The Invisible Labor of Representation
Top-tier female entrepreneurs are currently suffering from "initiative fatigue." Because there are so few of them at the top, they are constantly asked to sit on boards, speak at conferences, and mentor younger generations. While these are noble pursuits, they are also a massive time-sink that their male peers do not face.
A male CEO is expected to focus 100% on his company. A female CEO is expected to focus on her company while also acting as a spokesperson for her entire gender. This is an uncompensated tax on her time and mental energy. We are effectively asking the most successful women in business to fix a system they didn't break, while they are still trying to run their businesses in that very system.
The AI Bias Loophole
As we move further into 2026, the use of automated tools to screen pitch decks and founder profiles has increased. On the surface, this sounds like it should remove human bias. In practice, it does the opposite.
Most of these algorithms are trained on historical data. If the "successful" founders of the last twenty years were 90% male, the algorithm learns that being male is a predictive marker for success. We are literally coding the biases of the 1990s into the financial infrastructure of the 2030s. If we don't demand transparency in how these "deal flow" algorithms are built, the funding gap will not just persist—it will accelerate.
Moving Beyond the Listicle
The "Top Women Entrepreneurs" lists are a sedative. They make us feel like progress is being made because we see shiny photos of successful women once a year. But real progress isn't measured by the number of women on a magazine cover; it’s measured by the total percentage of assets under management controlled by women.
Currently, women make up a tiny fraction of the "General Partners" at major VC firms. These are the people who actually decide where the money goes. Until that number moves, the founder numbers won't move. We need to stop asking women to "lean in" and start asking why the table is bolted to the floor in a room they can't enter.
Concrete Structural Changes
- Mandatory Bias Training for Investment Committees: This isn't about "feelings." It's about recognizing the linguistic patterns of prevention vs. promotion questions.
- LP Activism: Limited Partners (the institutions that provide the money to VCs) must demand diversity in the capital stack. If a fund isn't investing in a representative range of founders, the LPs should pull their money.
- Clawback Provisions: Link management fees to diversity targets. If a fund remains an old boys' club, it should be more expensive to operate.
The era of the "celebrity founder" is ending.

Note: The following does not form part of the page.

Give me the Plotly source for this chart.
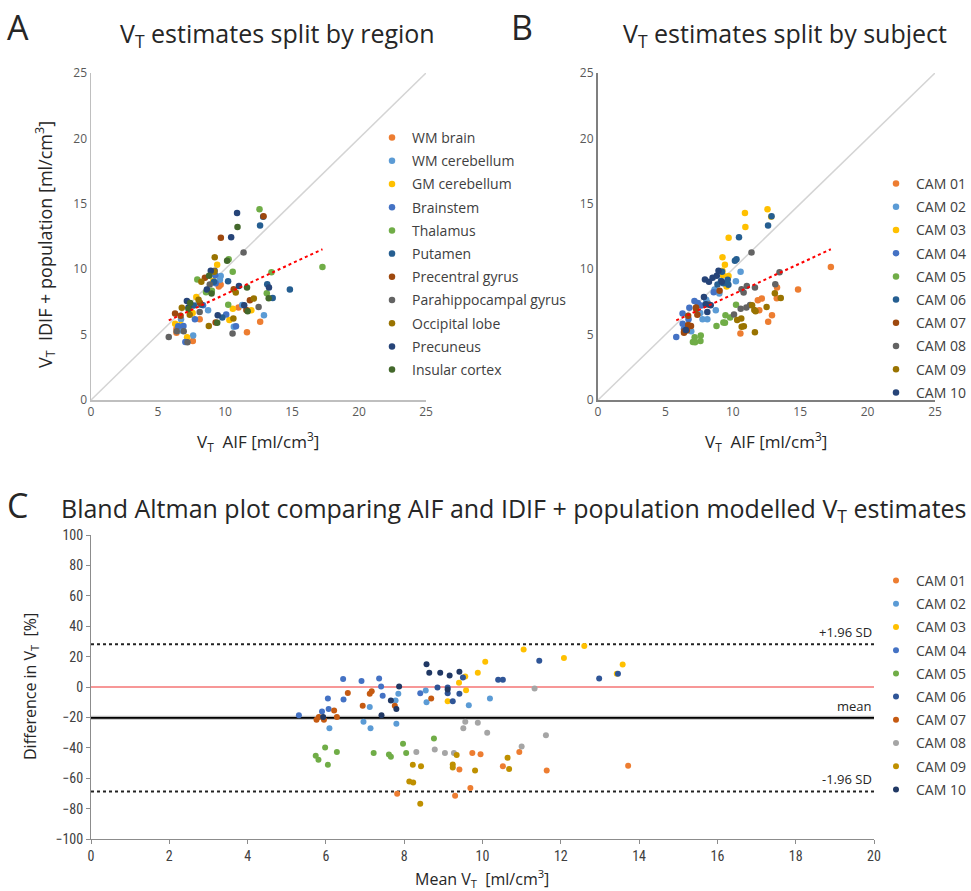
import numpy as np
import plotly.graph_objects as go

# ---------------- data ----------------
REGIONS = ["WM brain", "WM cerebellum", "GM cerebellum", "Brainstem", "Thalamus",
           "Putamen", "Precentral gyrus", "Parahippocampal gyrus", "Occipital lobe",
           "Precuneus", "Insular cortex"]
SUBJECTS = ["CAM 01", "CAM 02", "CAM 03", "CAM 04", "CAM 05",
            "CAM 06", "CAM 07", "CAM 08", "CAM 09", "CAM 10"]

# per subject: mean V_T [ml/cm3], difference [%], region index (into REGIONS)
CAM01_mean = [7.82, 9.41, 9.30, 9.69, 9.74, 9.95, 10.52, 10.94, 11.64, 13.72]
CAM01_diff = [-70.2, -54.3, -71.5, -66.4, -43.5, -44.2, -52.1, -42.8, -55.0, -51.8]
CAM01_reg = [7, 2, 0, 1, 6, 8, 10, 9, 5, 4]

CAM02_mean = [6.09, 6.96, 7.12, 7.14, 7.78, 7.80, 7.85, 8.55, 8.57, 9.65, 10.19]
CAM02_diff = [-27.2, -22.8, -13.1, -27.2, -8.9, -24.1, -4.5, -2.3, -10.0, -12.0, -7.6]
CAM02_reg = [7, 3, 2, 0, 6, 1, 8, 9, 10, 5, 4]

CAM03_mean = [9.11, 9.40, 9.56, 9.58, 9.88, 10.07, 11.05, 12.08, 12.60, 13.43, 13.58]
CAM03_diff = [-9.4, 2.8, 6.9, -2.1, 9.4, 16.6, 24.6, 19.0, 27.0, 8.7, 14.8]
CAM03_reg = [0, 3, 7, 1, 2, 8, 6, 10, 9, 5, 4]

CAM04_mean = [5.31, 5.90, 6.07, 6.05, 6.44, 6.45, 6.91, 7.36, 7.41, 7.45, 8.41]
CAM04_diff = [-18.6, -16.2, -14.4, -7.6, 5.2, -8.3, 3.9, 5.6, 0.3, -5.8, -4.1]
CAM04_reg = [7, 0, 3, 2, 6, 1, 8, 9, 10, 5, 4]

CAM05_mean = [5.98, 5.74, 5.81, 6.05, 6.28, 7.22, 7.61, 7.66, 7.97, 8.05, 8.76]
CAM05_diff = [-39.8, -45.3, -47.9, -51.2, -42.8, -43.5, -44.4, -45.9, -37.3, -43.5, -33.8]
CAM05_reg = [2, 3, 7, 0, 1, 8, 6, 10, 9, 5, 4]

CAM06_mean = [8.85, 9.11, 9.11, 9.24, 9.41, 9.50, 10.40, 10.52, 11.45, 12.98, 13.46]
CAM06_diff = [-0.3, -0.3, -4.1, -9.4, -4.5, 6.3, 4.7, 4.7, 17.3, 5.6, 8.7]
CAM06_reg = [7, 2, 3, 0, 1, 8, 10, 4, 9, 5, 6]

CAM07_mean = [5.76, 5.82, 5.95, 6.21, 6.28, 6.56, 6.94, 7.12, 7.17, 7.76, 8.69]
CAM07_diff = [-21.5, -19.7, -21.5, -15.5, -19.7, -3.9, -12.4, -4.5, -2.8, -12.4, -7.6]
CAM07_reg = [0, 7, 1, 2, 3, 6, 8, 10, 9, 5, 4]

CAM08_mean = [8.31, 8.78, 9.04, 9.27, 9.56, 9.51, 9.88, 10.12, 11.00, 11.33, 11.62]
CAM08_diff = [-42.8, -41.1, -43.5, -43.5, -22.8, -27.2, -23.5, -30.1, -39.1, -1.0, -31.8]
CAM08_reg = [3, 2, 0, 1, 6, 8, 9, 10, 5, 7, 4]

CAM09_mean = [8.22, 8.43, 8.13, 8.23, 8.41, 9.34, 9.24, 9.24, 9.81, 10.64, 10.68]
CAM09_diff = [-51.2, -52.1, -62.2, -62.9, -76.8, -44.8, -51.0, -53.0, -55.0, -46.6, -53.9]
CAM09_reg = [2, 8, 1, 3, 0, 9, 6, 10, 7, 4, 5]

CAM10_mean = [5.93, 7.42, 7.66, 7.80, 7.87, 8.57, 8.64, 8.92, 9.11, 9.16, 9.41]
CAM10_diff = [-19.7, -18.6, -8.9, -14.4, 0.3, 14.9, 9.4, 9.4, -1.6, 7.6, 10.0]
CAM10_reg = [0, 7, 1, 3, 2, 4, 8, 6, 5, 10, 9]

MEANS = [CAM01_mean, CAM02_mean, CAM03_mean, CAM04_mean, CAM05_mean,
         CAM06_mean, CAM07_mean, CAM08_mean, CAM09_mean, CAM10_mean]
DIFFS = [CAM01_diff, CAM02_diff, CAM03_diff, CAM04_diff, CAM05_diff,
         CAM06_diff, CAM07_diff, CAM08_diff, CAM09_diff, CAM10_diff]
REGS = [CAM01_reg, CAM02_reg, CAM03_reg, CAM04_reg, CAM05_reg,
        CAM06_reg, CAM07_reg, CAM08_reg, CAM09_reg, CAM10_reg]

REGION_COLORS = ["#ED7D31", "#5B9BD5", "#FFC000", "#4472C4", "#70AD47", "#255E91",
                 "#9E480E", "#636363", "#997300", "#264478", "#43682B"]
SUBJ_COLORS_B = ["#ED7D31", "#5B9BD5", "#FFC000", "#4472C4", "#70AD47", "#255E91",
                 "#9E480E", "#636363", "#997300", "#264478"]
SUBJ_COLORS_C = ["#ED7D31", "#5B9BD5", "#FFC000", "#4472C4", "#70AD47", "#2F5597",
                 "#C55A11", "#A5A5A5", "#BF9000", "#203864"]

# ---------------- derived values ----------------
aif = [[m * (1 - d / 200.0) for m, d in zip(ms, ds)] for ms, ds in zip(MEANS, DIFFS)]
idif = [[m * (1 + d / 200.0) for m, d in zip(ms, ds)] for ms, ds in zip(MEANS, DIFFS)]
all_aif = np.concatenate([np.array(a) for a in aif])
all_idif = np.concatenate([np.array(a) for a in idif])
all_diff = np.concatenate([np.array(a) for a in DIFFS])
slope, icpt = np.polyfit(all_aif, all_idif, 1)
tx = np.array([all_aif.min(), all_aif.max()])
bias = all_diff.mean()
sd = all_diff.std(ddof=1)
upper, lower = bias + 1.96 * sd, bias - 1.96 * sd

W, H = 971, 891
def px(x): return x / W
def py(y): return 1 - y / H

FONT = "'Open Sans', Lato, sans-serif"
NARROW = "'Liberation Sans Narrow', 'Roboto Condensed', 'Liberation Sans', sans-serif"

fig = go.Figure()

# ---------- Panel A ----------
fig.add_trace(go.Scatter(x=[0, 25], y=[0, 25], mode="lines", line=dict(color="#D4D4D4", width=1.5),
                         showlegend=False, hoverinfo="skip", xaxis="x", yaxis="y"))
for r, name in enumerate(REGIONS):
    xs, ys = [], []
    for s in range(len(SUBJECTS)):
        for k, rr in enumerate(REGS[s]):
            if rr == r:
                xs.append(aif[s][k]); ys.append(idif[s][k])
    fig.add_trace(go.Scatter(x=xs, y=ys, mode="markers", name=name, legend="legend",
                             legendgroup="A" + name,
                             marker=dict(color=REGION_COLORS[r], size=6.5, line=dict(width=0)),
                             xaxis="x", yaxis="y"))
fig.add_trace(go.Scatter(x=tx, y=slope * tx + icpt, mode="lines",
                         line=dict(color="#FF0000", width=2, dash="dot"),
                         showlegend=False, hoverinfo="skip", xaxis="x", yaxis="y"))

# ---------- Panel B ----------
fig.add_trace(go.Scatter(x=[0, 25], y=[0, 25], mode="lines", line=dict(color="#D4D4D4", width=1.5),
                         showlegend=False, hoverinfo="skip", xaxis="x2", yaxis="y2"))
for s, name in enumerate(SUBJECTS):
    fig.add_trace(go.Scatter(x=aif[s], y=idif[s], mode="markers", name=name, legend="legend2",
                             legendgroup="B" + name,
                             marker=dict(color=SUBJ_COLORS_B[s], size=6.5, line=dict(width=0)),
                             xaxis="x2", yaxis="y2"))
fig.add_trace(go.Scatter(x=tx, y=slope * tx + icpt, mode="lines",
                         line=dict(color="#FF0000", width=2, dash="dot"),
                         showlegend=False, hoverinfo="skip", xaxis="x2", yaxis="y2"))

# ---------- Panel C ----------
fig.add_trace(go.Scatter(x=[0, 20], y=[0, 0], mode="lines", line=dict(color="#F03030", width=1.2),
                         showlegend=False, hoverinfo="skip", xaxis="x3", yaxis="y3"))
fig.add_trace(go.Scatter(x=[0, 20], y=[bias, bias], mode="lines", line=dict(color="#BBBBBB", width=4),
                         showlegend=False, hoverinfo="skip", xaxis="x3", yaxis="y3"))
fig.add_trace(go.Scatter(x=[0, 20], y=[bias, bias], mode="lines", line=dict(color="#000000", width=1.8),
                         showlegend=False, hoverinfo="skip", xaxis="x3", yaxis="y3"))
for yv in (upper, lower):
    fig.add_trace(go.Scatter(x=[0, 20], y=[yv, yv], mode="lines",
                             line=dict(color="#222222", width=2, dash="dot"),
                             showlegend=False, hoverinfo="skip", xaxis="x3", yaxis="y3"))
for s, name in enumerate(SUBJECTS):
    fig.add_trace(go.Scatter(x=MEANS[s], y=DIFFS[s], mode="markers", name=name, legend="legend3",
                             legendgroup="C" + name,
                             marker=dict(color=SUBJ_COLORS_C[s], size=6, line=dict(width=0)),
                             xaxis="x3", yaxis="y3"))

tickA = dict(size=12, family=FONT, color="#595959")
axis_common = dict(showgrid=False, zeroline=False, showline=True, ticks="", fixedrange=True)
leg_common = dict(tracegroupgap=2, font=dict(size=14, family=FONT, color="#404040"),
                  bgcolor="rgba(0,0,0,0)", itemclick=False, itemdoubleclick=False)

fig.update_layout(
    width=W, height=H, margin=dict(l=0, r=0, t=0, b=0, autoexpand=False),
    paper_bgcolor="white", plot_bgcolor="white", showlegend=True,
    xaxis=dict(domain=[px(91), px(426)], range=[0, 25], dtick=5, anchor="y",
               linecolor="#BFBFBF", linewidth=1.5, tickfont=tickA, **axis_common),
    yaxis=dict(domain=[py(400), py(73)], range=[0, 25], dtick=5, anchor="x",
               linecolor="#BFBFBF", linewidth=1.5, tickfont=tickA, **axis_common),
    xaxis2=dict(domain=[px(598), px(935)], range=[0, 25], dtick=5, anchor="y2",
                linecolor="#7F7F7F", linewidth=2, tickfont=tickA, **axis_common),
    yaxis2=dict(domain=[py(400), py(73)], range=[0, 25], dtick=5, anchor="x2",
                linecolor="#7F7F7F", linewidth=2, tickfont=tickA, **axis_common),
    xaxis3=dict(domain=[px(91), px(874)], range=[0, 20], dtick=2, anchor="y3",
                showgrid=False, zeroline=False, showline=True, linecolor="#8C8C8C", linewidth=1,
                ticks="outside", ticklen=4, tickcolor="#8C8C8C", fixedrange=True,
                tickfont=dict(size=14, family=NARROW, color="#404040")),
    yaxis3=dict(domain=[py(839), py(535)], range=[-100, 100], dtick=20, anchor="x3",
                showgrid=False, zeroline=False, showline=True, linecolor="#8C8C8C", linewidth=1,
                ticks="outside", ticklen=4, tickcolor="#8C8C8C", fixedrange=True,
                tickfont=dict(size=14, family=NARROW, color="#404040")),
    legend=dict(x=px(372), xanchor="left", y=py(122), yanchor="top", **leg_common),
    legend2=dict(x=1, xanchor="right", y=py(168), yanchor="top", **leg_common),
    legend3=dict(x=1, xanchor="right", y=py(565), yanchor="top", **leg_common),
)

ann = []
def A(text, x, y, size, xanchor="center", yanchor="middle", angle=0, font=FONT, color="#262626"):
    ann.append(dict(text=text, x=px(x), y=py(y), xref="paper", yref="paper", showarrow=False,
                    xanchor=xanchor, yanchor=yanchor, textangle=angle,
                    font=dict(size=size, family=font, color=color)))

A("A", 5, 27, 34, xanchor="left")
A("B", 509, 27, 34, xanchor="left")
A("C", 5, 505, 34, xanchor="left")
A("V<sub>T</sub> estimates split by region", 277, 34, 25)
A("V<sub>T</sub> estimates split by subject", 785, 34, 25)
A("Bland Altman plot comparing AIF and IDIF + population modelled V<sub>T</sub> estimates", 514, 510, 25)
A("V<sub>T</sub>  AIF [ml/cm<sup>3</sup>]", 258, 442, 17)
A("V<sub>T</sub>  AIF [ml/cm<sup>3</sup>]", 766, 442, 17)
A("V<sub>T</sub>  IDIF + population [ml/cm<sup>3</sup>]", 45, 245, 18, angle=-90)
A("Mean V<sub>T</sub>  [ml/cm<sup>3</sup>]", 482, 878, 16)
A("Difference in V<sub>T</sub>  [%]", 30, 687, 16, angle=-90)
# Bland-Altman line labels (positioned on data)
for txt, yv in (("+1.96 SD", upper), ("mean", bias), ("-1.96 SD", lower)):
    ann.append(dict(text=txt, x=20, y=yv, xref="x3", yref="y3", showarrow=False,
                    xanchor="right", yanchor="bottom", yshift=1,
                    font=dict(size=13, family=FONT, color="#262626")))
fig.update_layout(annotations=ann)

fig.write_html("out.html", config={"displayModeBar": False, "staticPlot": True},
               post_script="document.body.style.margin='0px';")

The economic climate of 2026 demands grit, efficiency, and real-world problem-solving—traits that female founders have been forced to master just to survive. If the financial markets continue to ignore this pool of talent, they aren't just being biased; they are being bad at business. The alpha is right in front of them, but they are too blinded by the mirror to see it.
Stop reading the lists and start looking at the cap tables.